• INSTRUCTIONS FOR THE TASK
Check the listing below for lines that hold "source". How many are there? Please give only the number.

::::::

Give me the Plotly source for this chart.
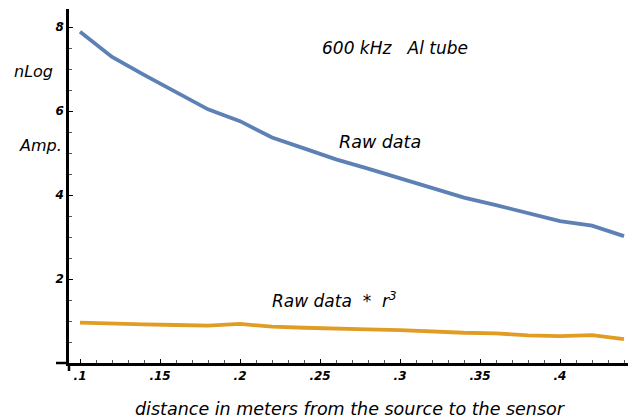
import plotly.graph_objects as go

distance = [0.10, 0.12, 0.14, 0.16, 0.18, 0.20, 0.22, 0.24, 0.26, 0.28,
            0.30, 0.32, 0.34, 0.36, 0.38, 0.40, 0.42, 0.44]
raw_data = [7.89, 7.29, 6.86, 6.46, 6.04, 5.76, 5.37, 5.11, 4.85, 4.63,
            4.40, 4.15, 3.94, 3.76, 3.56, 3.38, 3.27, 3.02]
raw_r3 = [0.96, 0.93, 0.92, 0.905, 0.89, 0.93, 0.865, 0.84, 0.81, 0.80,
          0.785, 0.745, 0.72, 0.705, 0.66, 0.64, 0.665, 0.57]

x_tickvals = [0.10, 0.15, 0.20, 0.25, 0.30, 0.35, 0.40]
x_ticktext = [".1", ".15", ".2", ".25", ".3", ".35", ".4"]
y_tickvals = [2, 4, 6, 8]
y_ticktext = ["2", "4", "6", "8"]

BLUE = "#5E81B5"
ORANGE = "#E19C24"
FONT = "DejaVu Sans"

fig = go.Figure()
fig.add_trace(go.Scatter(x=distance, y=raw_data, mode="lines",
                         line=dict(color=BLUE, width=3.8), showlegend=False,
                         cliponaxis=False))
fig.add_trace(go.Scatter(x=distance, y=raw_r3, mode="lines",
                         line=dict(color=ORANGE, width=3.8), showlegend=False,
                         cliponaxis=False))

tickfont = dict(family=FONT, size=12, color="black", style="italic", weight="bold")

# page body has an 8px margin; figure sized so it fits the 636x420 window
PW, PH = 567, 354

fig.update_layout(
    width=628, height=412,
    margin=dict(l=61, r=0, t=1, b=57, autoexpand=False),
    paper_bgcolor="white", plot_bgcolor="white",
    xaxis=dict(range=[0.0931, 0.4475], showgrid=False, zeroline=False,
               showline=True, linecolor="black", linewidth=2.5,
               tickvals=x_tickvals, ticktext=x_ticktext,
               ticks="inside", ticklen=4, tickwidth=1, tickcolor="black",
               minor=dict(dtick=0.01, tick0=0.1, ticks="inside", ticklen=3,
                          tickwidth=1, tickcolor="#555"),
               tickfont=tickfont, automargin=False),
    yaxis=dict(range=[0, 8.43], showgrid=False, zeroline=False,
               showline=True, linecolor="black", linewidth=2.5,
               tickvals=y_tickvals, ticktext=y_ticktext,
               ticks="inside", ticklen=4, tickwidth=1, tickcolor="black",
               minor=dict(dtick=0.5, tick0=0, ticks="inside", ticklen=3,
                          tickwidth=1, tickcolor="#555"),
               tickfont=tickfont, automargin=False),
    shapes=[
        dict(type="line", xref="paper", yref="paper", x0=-13/PW, x1=0,
             y0=0, y1=0, line=dict(color="black", width=2.5)),
        dict(type="line", xref="paper", yref="paper", x0=0, x1=0,
             y0=-8/PH, y1=0, line=dict(color="black", width=2.5)),
    ],
    annotations=[
        dict(text="nLog", xref="paper", yref="paper", x=-36/PW, y=291/PH,
             xanchor="center", yanchor="middle",
             showarrow=False, font=dict(family=FONT, size=16, color="black", style="italic")),
        dict(text="Amp.", xref="paper", yref="paper", x=-29/PW, y=218/PH,
             xanchor="center", yanchor="middle",
             showarrow=False, font=dict(family=FONT, size=16, color="black", style="italic")),
        dict(text="distance in meters from the source to the sensor", xref="paper", yref="paper",
             x=281/PW, y=-46/PH, xanchor="center", yanchor="middle", showarrow=False,
             font=dict(family=FONT, size=17.5, color="black", style="italic")),
        dict(text="600 kHz   Al tube", xref="x", yref="y", x=0.297, y=7.5,
             xanchor="center", yanchor="middle",
             showarrow=False, font=dict(family=FONT, size=17, color="black", style="italic")),
        dict(text="Raw data", xref="x", yref="y", x=0.2875, y=5.26,
             xanchor="center", yanchor="middle",
             showarrow=False, font=dict(family=FONT, size=17.5, color="black", style="italic")),
        dict(text="Raw data  *  r<sup>3</sup>", xref="x", yref="y", x=0.259, y=1.5,
             xanchor="center", yanchor="middle",
             showarrow=False, font=dict(family=FONT, size=17, color="black", style="italic")),
    ],
)

fig.write_html("out.html")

::::::

• WRITTEN REPLY
2